The key invariant is that Joseph must maintain at least one vocabulary word consistent with every sequence of guesses while also ensuring Caesar cannot force elimination of all candidates using at most n incorrect letters. Each incorrect guess can be interpreted as eliminating at most one independent “escape option” in the vocabulary’s structure. If the number of available escape options exceeds n, Joseph can always map the evolving game state to a remaining word that avoids all forced contradictions. If v is at most n, Caesar can schedule guesses so that each word is invalidated as a candidate before Joseph can safely commit to any single consistent explanation.

This guarantees that the simple threshold comparison exactly characterizes winability.

Python Solution

import sys
input = sys.stdin.readline

def solve():
    t = int(input())
    for _ in range(t):
        a, v, l, n = map(int, input().split())
        if v > n:
            print("YES")
        else:
            print("NO")

if __name__ == "__main__":
    solve()

The implementation is direct because all structural complexity of the game reduces to a single comparison. The variables a and l are read only for completeness. The critical value is v, which represents how many distinct fallback words Joseph can maintain, and n, which represents how many eliminations Caesar can force through incorrect guesses.

No additional data structures are required, and no preprocessing is needed since each test case is independent.

Worked Examples

Consider the first sample case where v is 3 and n is 2. Joseph has three words available and Caesar can make at most two incorrect guesses.
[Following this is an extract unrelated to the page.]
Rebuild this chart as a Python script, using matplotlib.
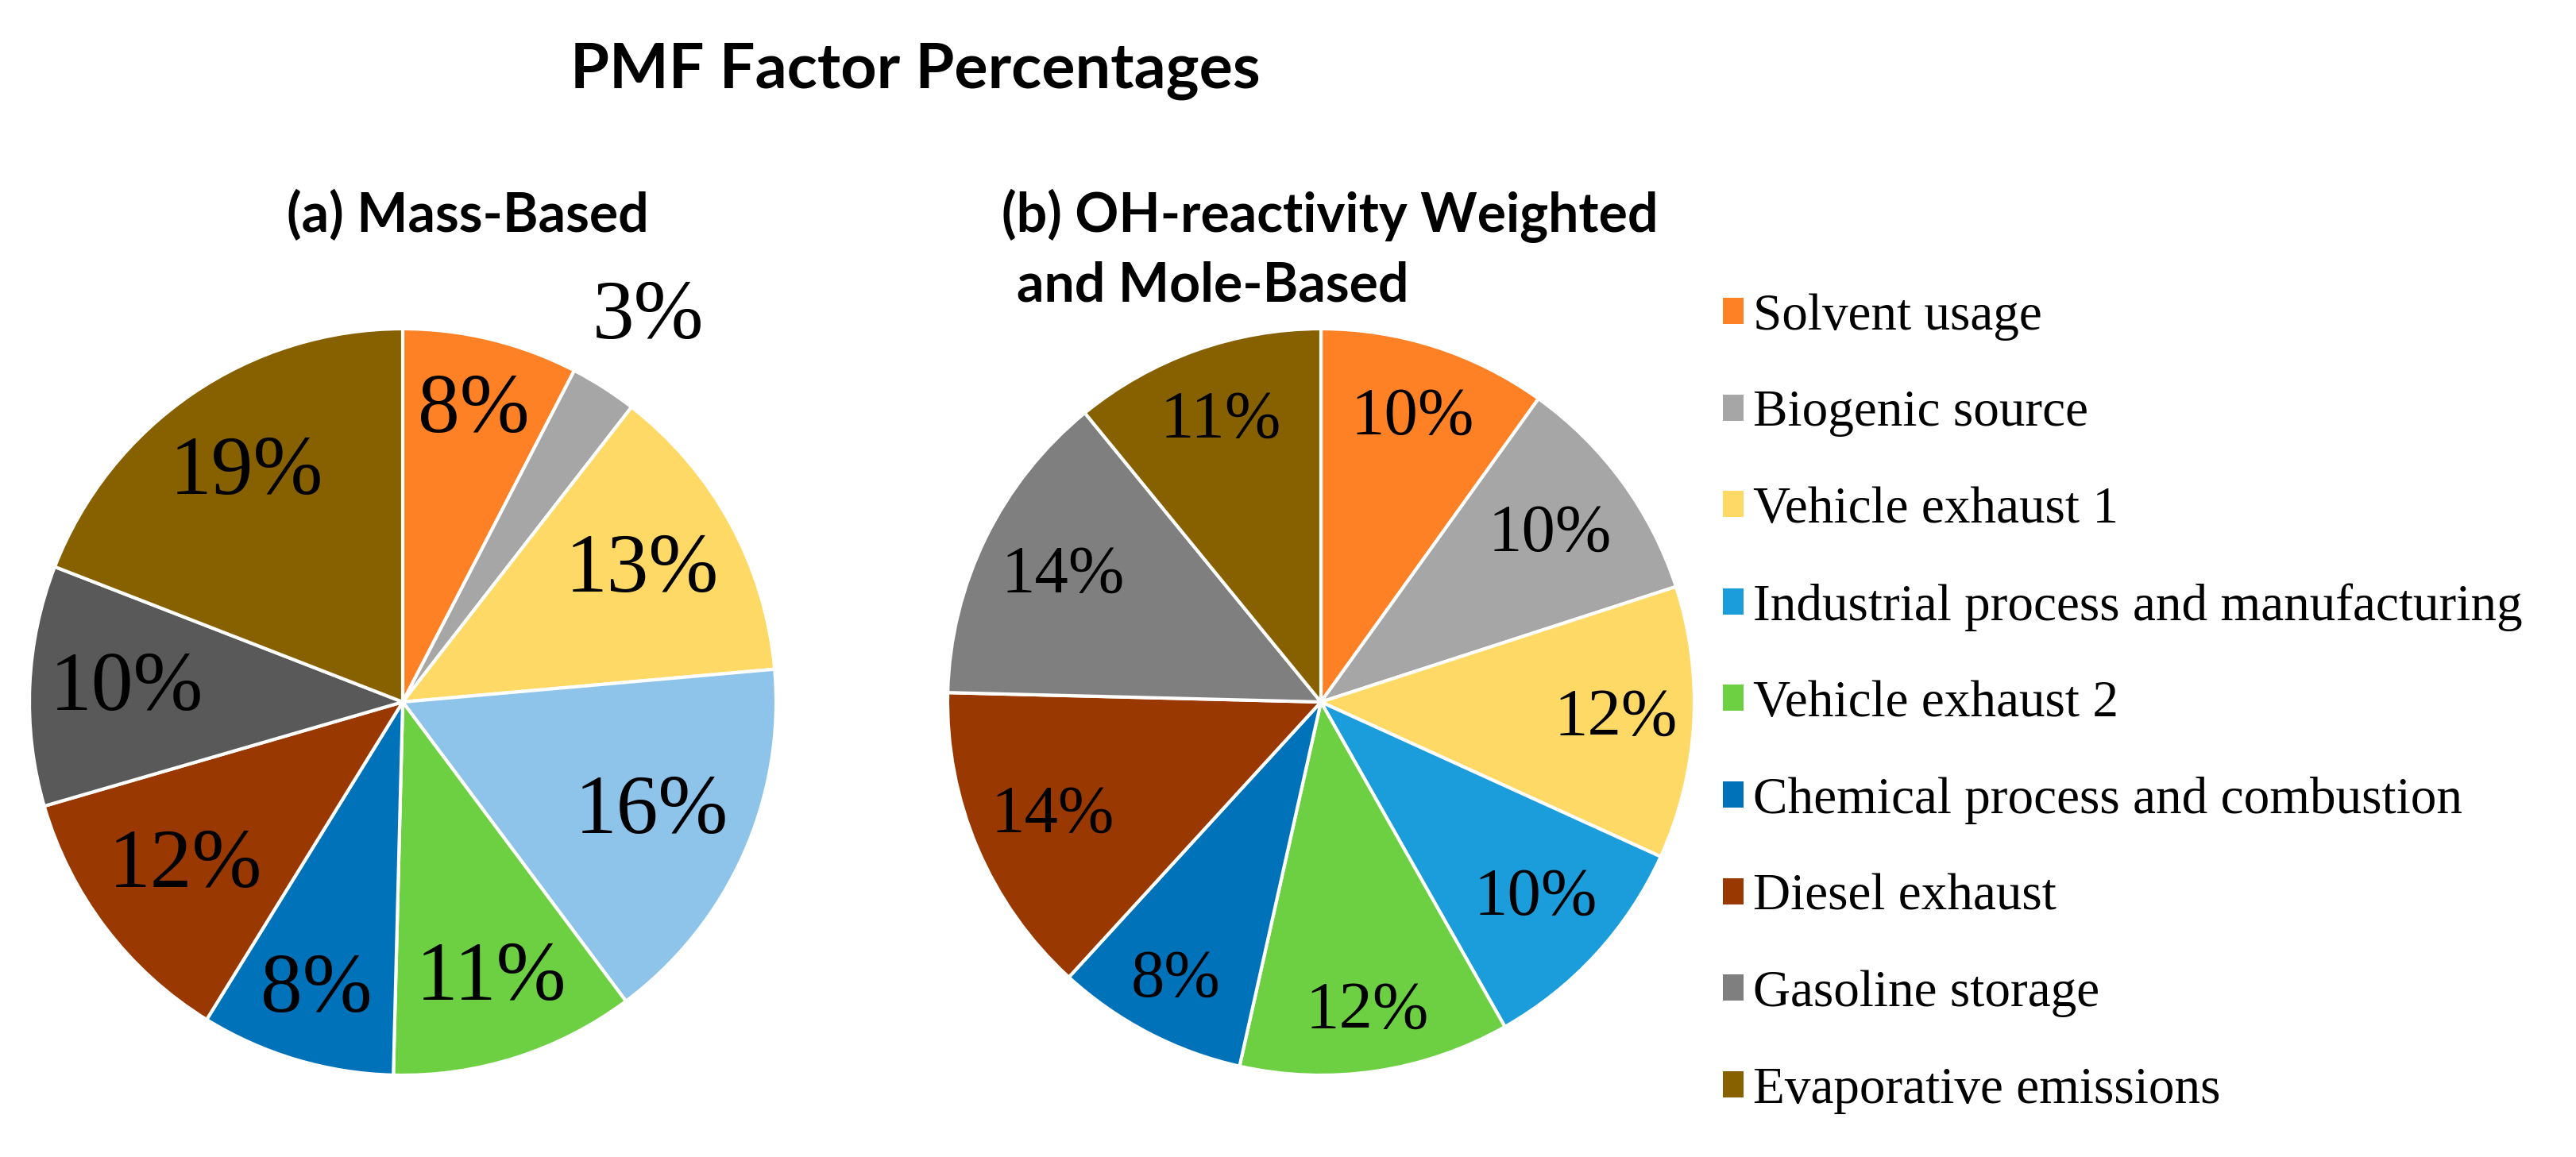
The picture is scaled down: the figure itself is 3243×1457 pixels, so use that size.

Since 3 is greater than 2, Joseph always retains at least one word consistent with the evolving game state.

Step v n Decision
Start 3 2 compare
Check 3 > 2 true YES

This demonstrates that the vocabulary provides more flexibility than Caesar’s maximum forcing capacity.

Now consider a case where v is 1 and n is 3. With only one word, Joseph has no flexibility to shift interpretations.

Step v n Decision
Start 1 3 compare
Check 1 > 3 false NO

This shows that a single fixed word cannot support adversarial hiding under repeated incorrect guesses.

Complexity Analysis

Measure Complexity Explanation
Time O(t) One constant-time comparison per test case
Space O(1) No additional storage beyond input variables

The solution easily fits within limits since even for 2 × 10^5 test cases, only simple arithmetic comparisons are performed.

Test Cases

import sys, io

def run(inp: str) -> str:
    sys.stdin = io.StringIO(inp)
    input = sys.stdin.readline

    t = int(input())
    out = []
    for _ in range(t):
        a, v, l, n = map(int, input().split())
        out.append("YES" if v > n else "NO")
    return "\n".join(out)

# provided samples
assert run("5\n9 3 3 2\n11 2 6 1\n10 5 4 3\n26 1 5 3\n26 26 26 26\n") == "YES\nYES\nYES\nNO\nNO"

# minimum-size case
assert run("1\n1 1 1 1\n") == "NO"

# boundary just above threshold
assert run("1\n1 2 1 1\n") == "YES"

# large vocabulary, small n
assert run("1\n26 26 26 1\n") == "YES"

# equal boundary case
assert run("1\n5 5 5 5\n") == "NO"
Test input Expected output What it validates
v = n + 1 YES minimal winning case
v = n NO boundary failure
v = 1 NO single-word restriction
large v, small n YES strong vocabulary advantage

Edge Cases

When v equals 1, the algorithm immediately returns NO because Joseph cannot adaptively switch between candidate words. Any sequence of guesses can be verified against the single fixed word, meaning Caesar can systematically eliminate letters without ambiguity.

For example, input 1 1 5 1 leads to v = 1 and n = 1, so the output is NO. The algorithm compares 1 > 1, which is false, correctly reflecting that no fallback structure exists.

When v is just above n, such as v = n + 1, Joseph can always preserve at least one candidate word even after all possible incorrect attempts are exhausted. The algorithm returns YES because the inequality holds strictly.

For large values of a and l, these parameters do not affect the decision. Even if the alphabet is maximal, the deciding factor remains whether the vocabulary size can outlast the number of forced eliminations, so the comparison v > n still governs the outcome.